Native title holders lead Justice North to the site for the delivery of the Determination, Eighty Mile Beach (Nyiyamarri Pukurl) WA, 2009

Type C print

Nyiyamarri Pukurl, Western Australia

Photo Tobias Titz

The return of land to Indigenous people through native title claims is often a contentious issue. As defined by the National Native Title Tribunal, native title is the recognition by Australian law that some Indigenous people have rights to and interests in their land that come from their traditional laws and customs.

Negotiations between Indigenous community leaders and state and federal government, pastoralists, mining concerns and other land users can take many years, and often involve considerable tension.

Despite the difficulties, the formal recognition of Indigenous native title acknowledges the ongoing relationship Indigenous people have with the land. It also provides them with the opportunity to create sustainable, long-term benefits for their community, and to reaffirm their cultural identity and heritage.

‘Everything about aboriginal society is inextricably woven with, and connected to, land…you take that away and you take away our reason for existence.’

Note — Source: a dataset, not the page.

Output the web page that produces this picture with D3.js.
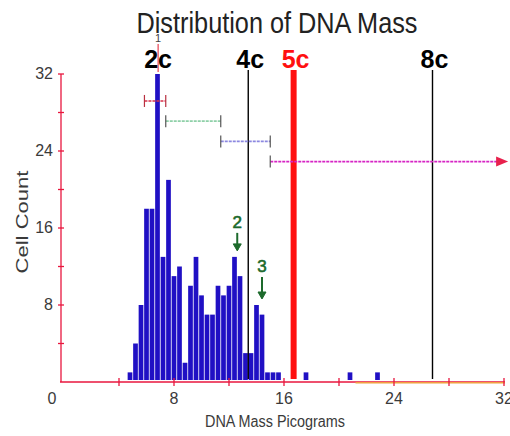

Professor Mick Dodson, former Aboriginal and Torres Strait Islander Justice Commissioner, Co-chair of Reconciliation Australia.

In 1992 the High Court handed down the Mabo Decision, which recognised the native title of the Meriam people from the Murray Islands in the Torres Strait. It was the first time the native title rights of Indigenous people were recognised at law. In response to this decision, the federal government passed the Native Title Act 1993 (Cth) which established a national system for the resolution of native title issues.

Two consent determinations by the Federal Court of Australia* recognised the Nyangumarta People’s native title over land in the Western Pilbara. This was celebrated at a hearing near Nyiyamarri Pukurl (Eighty Mile Beach) in June 2009. The consent determinations were made because all the parties reached an agreement about native title without going to court.

Tribunal member Mr Caitlin called the process exemplary: ‘This was a conflict-free mediation to the extent that it was conducted with the greatest harmony between the parties at all times.’